The “clean and share” approach ensures the long-term availability of disease-free planting material as disease load climbs again over time in farmers’ fields.

The incorporation of the landraces from Madagascar and Zambia in the global collection of sweetpotato held in trust at CIP-Peru ensures that the unique traits of these landraces will also be available and accessible to plant breeders and other researchers worldwide. They can then be used to breed climate-resilient and pest- and disease-resistant crops for the future.

Focusing on indigenous landraces that are locally adapted and preferred by women for processing and consumption, the project aims not only to increase yields in the short term, but also to conserve irreplaceable diversity and to ensure sustained benefits in the long term.

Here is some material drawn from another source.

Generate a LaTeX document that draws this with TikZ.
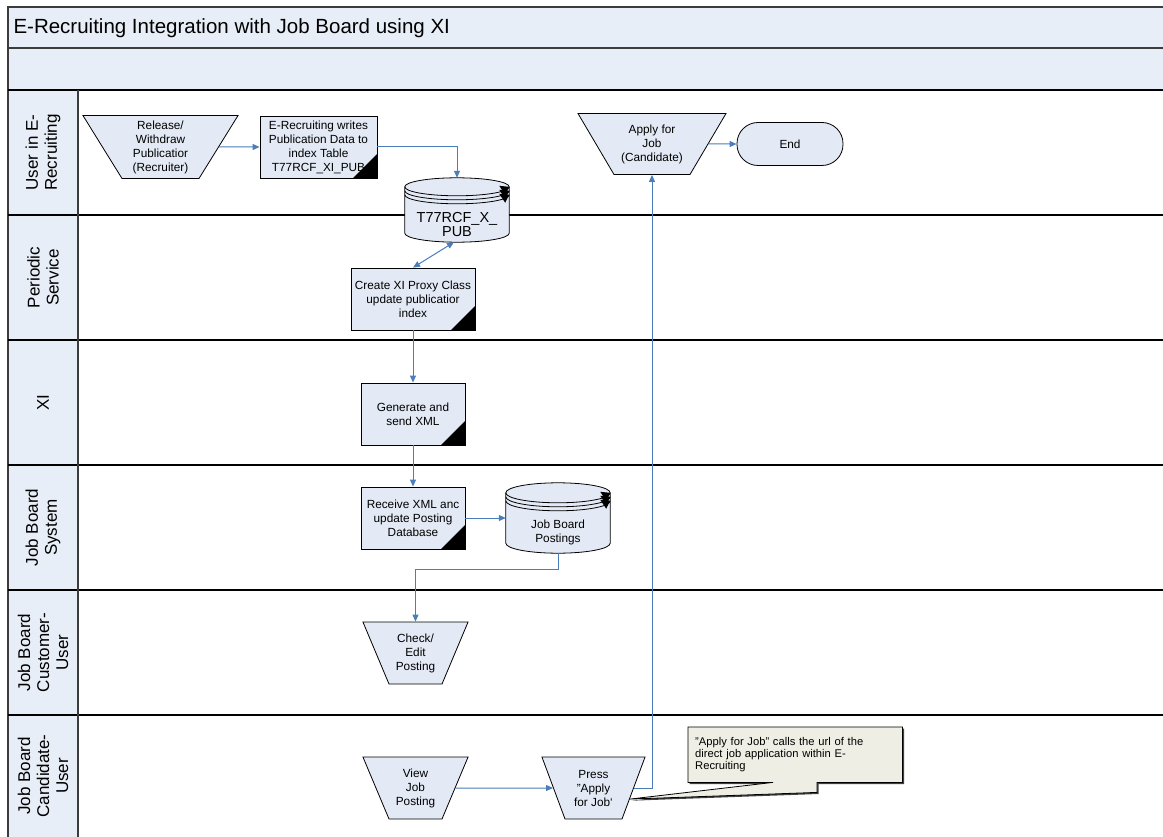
\documentclass[tikz,border=0pt]{standalone}
\usepackage{fontspec}
\setmainfont{Liberation Sans}
\usetikzlibrary{shapes.geometric,arrows.meta,calc}
\pgfdeclarelayer{lanes}
\pgfdeclarelayer{shapes}
\pgfsetlayers{lanes,shapes,main}
\definecolor{bandfill}{HTML}{E8EEF7}
\definecolor{nodefill}{HTML}{E4EAF5}
\definecolor{conn}{HTML}{4A7EBB}
\definecolor{notefill}{HTML}{EEEEE4}
\definecolor{framecol}{HTML}{3C3C3C}

% text block of a manual-operation shape: height, bottom width, text
\newcommand\mantext[3]{\parbox[c][#1pt][c]{#2pt}{\centering #3}}

\newcommand\dbshape[2]{%
  \path[fill=nodefill, draw=black, line width=0.8pt] let \p1=(#1.north west), \p2=(#1.south east), \n1={(\x2-\x1)/2} in
    (\x1,\y1-#2) -- (\x1,\y2+#2) arc[start angle=180,end angle=360,x radius=\n1,y radius=#2 pt]
    -- (\x2,\y1-#2) arc[start angle=0,end angle=180,x radius=\n1,y radius=#2 pt] -- cycle;
  \draw[black, line width=0.8pt] let \p1=(#1.north west), \p2=(#1.south east), \n1={(\x2-\x1)/2} in
    (\x1,\y1-#2) arc[start angle=180,end angle=360,x radius=\n1,y radius=#2 pt]
    (\x1,\y1-#2-4) arc[start angle=180,end angle=360,x radius=\n1,y radius=#2 pt]
    (\x1,\y1-#2-8) arc[start angle=180,end angle=360,x radius=\n1,y radius=#2 pt];
  \fill[black] let \p2=(#1.south east), \p1=(#1.north west) in
    (\x2-10,\y1-#2+1) -- (\x2,\y1-#2) -- (\x2-4,\y1-#2-8) -- cycle
    (\x2-10,\y1-#2-3) -- (\x2,\y1-#2-4) -- (\x2-4,\y1-#2-12) -- cycle
    (\x2-10,\y1-#2-7) -- (\x2,\y1-#2-8) -- (\x2-4,\y1-#2-16) -- cycle;
}

\begin{document}
\begin{tikzpicture}[x=1pt,y=1pt,
  txt/.style={font=\fontsize{11.8}{14}\selectfont, align=center},
  proc/.style={txt, rectangle, draw=black, line width=0.8pt, fill=nodefill, inner sep=1pt,
    path picture={\fill[black] (path picture bounding box.south east) -- ([xshift=-24pt]path picture bounding box.south east) -- ([yshift=24pt]path picture bounding box.south east) -- cycle;}},
  manop/.style={font=\fontsize{11.8}{14}\selectfont, trapezium, shape border rotate=180,
    draw=black, line width=0.8pt, fill=nodefill, inner sep=0pt, minimum width=1pt, minimum height=1pt},
  dbase/.style={rectangle, draw=none, inner sep=0pt},
  terminal/.style={txt, rectangle, rounded corners=21pt, draw=black, line width=0.8pt, fill=nodefill},
  lanelabel/.style={rotate=90, font=\fontsize{17}{19}\selectfont, align=center},
  arr/.style={draw=conn, line width=1pt, -{Triangle[length=7pt,width=6pt]}},
  arrboth/.style={draw=conn, line width=1pt, {Triangle[length=7pt,width=6pt]}-{Triangle[length=7pt,width=6pt]}},
]
\useasboundingbox (0,0) rectangle (1163,-837);

% ---------- nodes ----------
\node[anchor=west, font=\fontsize{20.5}{24}\selectfont] (title) at (10,-28) {E-Recruiting Integration with Job Board using XI};

\node[lanelabel] (lane1) at (43,-152.5) {User in E-\\Recruiting};
\node[lanelabel] (lane2) at (43,-277.5) {Periodic\\Service};
\node[lanelabel] (lane3) at (43,-402.5) {XI};
\node[lanelabel] (lane4) at (43,-527.5) {Job Board\\System};
\node[lanelabel] (lane5) at (43,-652.5) {Job Board\\Customer-\\User};
\node[lanelabel] (lane6) at (43,-776) {Job Board\\Candidate-\\User};

\node[manop, trapezium angle=58.2] (release) at (160.5,-147) {\mantext{63}{77}{Release/\\Withdraw\\Publicatior\\(Recruiter)}};
\node[proc, minimum width=117, minimum height=62] (box2) at (318.5,-147) {E-Recruiting writes\\Publication Data to\\index Table\\T77RCF\_XI\_PUB};
\node[dbase, minimum width=104, minimum height=64,
  label={[align=center, font=\fontsize{14.5}{14}\selectfont, yshift=-15pt]center:{T77RCF\_X\_\\PUB}}] (db1) at (457,-210) {};
\node[proc, minimum width=124, minimum height=62] (box4) at (413,-299) {Create XI Proxy Class\\update publicatior\\index};
\node[proc, minimum width=104, minimum height=62] (box5) at (413,-414) {Generate and\\send XML};
\node[proc, minimum width=104, minimum height=62] (box6) at (413,-518) {Receive XML anc\\update Posting\\Database};
\node[dbase, minimum width=104, minimum height=70,
  label={[txt, yshift=-14pt]center:{Job Board\\Postings}}] (db2) at (558,-518) {};
\node[manop, trapezium angle=67.2] (check) at (415.5,-653) {\mantext{62}{53}{Check/\\Edit\\Posting}};
\node[manop, trapezium angle=67.2] (view) at (415.5,-788) {\mantext{62}{53}{View\\Job\\Posting}};
\node[manop, trapezium angle=69.6] (press) at (593.5,-788) {\mantext{62}{57}{Press\\\symbol{34}Apply\\for Job\symbol{96}}};
\node[manop, trapezium angle=59.45] (apply) at (652,-144) {\mantext{61}{76}{Apply for\\Job\\(Candidate)}};
\node[terminal, minimum width=106, minimum height=43] (end) at (790,-144) {End};
\node[anchor=north west, font=\fontsize{11.2}{12.3}\selectfont, align=left, text width=200pt,
  inner xsep=7pt, inner ysep=4pt, minimum height=55pt] (note) at (688,-727)
  {\symbol{34}Apply for Job\symbol{34} calls the url of the\\direct job application within E-\\Recruiting};

% ---------- lanes ----------
\begin{pgfonlayer}{lanes}
  \fill[bandfill] (8,-7) rectangle (1175,-90);
  \fill[bandfill] (8,-90) rectangle (78,-845);
  \draw[framecol, line width=1.8pt] (1175,-7) -- (8,-7) -- (8,-845);
  \draw[framecol, line width=1.6pt] (8,-48) -- (1175,-48);
  \draw[black, line width=1.6pt] (8,-90) -- (1175,-90);
  \foreach \yy in {215,340,465,590,715} \draw[black, line width=1.4pt] (8,-\yy) -- (1175,-\yy);
  \draw[framecol, line width=1.2pt] (78,-90) -- (78,-845);
\end{pgfonlayer}

% ---------- shapes ----------
\begin{pgfonlayer}{shapes}
  \dbshape{db1}{9}
  \dbshape{db2}{10}
  \def\notepath{(note.north west) -- (note.north east) -- (note.south east) -- ($(note.south west)+(129,0)$) -- ($(note.south west)+(129,-10)$) -- (press.-17) -- ($(note.south west)+(85,0)$) -- (note.south west) -- cycle}
  \fill[black!75, transform canvas={shift={(1.6pt,-1.6pt)}}] \notepath;
  \filldraw[fill=notefill, draw=black, line width=0.8pt] \notepath;
\end{pgfonlayer}

% ---------- connectors ----------
\draw[arr] (release) -- (box2);
\draw[arr] (box2.east) -| (db1.north);
\draw[arrboth] ([xshift=-3pt]db1.south) -- (box4.north);
\draw[arr] (box4) -- (box5);
\draw[arr] (box5) -- (box6);
\draw[arr] (box6) -- (db2);
\draw[arr] (db2.south) -- ++(0,-16) -| (check.90);
\draw[arr] (view) -- (press);
\draw[arr] (press.0) -| (apply.-90);
\draw[arr] (apply) -- (end);
\end{tikzpicture}
\end{document}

Building capacity for long-term sustainability

A key component of the approach is building the capacity of ZARI and FIFAMANOR to conserve and multiply cleaned sweetpotato materials. These partners, in turn, will train farmers to multiply clean planting materials and to identify and manage diseases in their fields.

Off to a flying start

Starting activities in June 2022, the project was well ahead of schedule by the end of the year, with more than 80 landraces collected in Madagascar (in collaboration with a USAID-funded Bureau for Humanitarian Assistance project coordinated by CIP-Kenya). Meanwhile, 30 landraces were selected in Zambia and collected by the Seeds for Resilience project of the Crop Trust, with support from KfW, the German development bank. The target was 30 landraces from each country. Forty of the Malagasy landraces and 50 of the Zambian ones were undergoing in vitro culture and heat treatment in Kenya to eliminate viruses and other pathogens, again ahead of the target of 25 from each country.

Leaves from all of the landraces have been sent to the Australian company Diversity Arrays Technology (DArT) for DNA fingerprinting. The results will be used to assess the diversity of the materials collected and compare it with what is currently held at CIP. DArT will also develop genetic markers to support future breeding efforts.

Capacity-building efforts included: (i) virtual photography training for partners in Madagascar and Zambia to help them better document project activities and provide material that will be used in public information campaigns; (ii) the development of a database by CIP-Kenya for the documentation of passport and phenotypic data on the landraces collected; and (iii) a technology transfer session between CIP-Kenya and CIP-Peru on techniques being used by the project, including in vitro multiplication, disease cleaning and recordkeeping.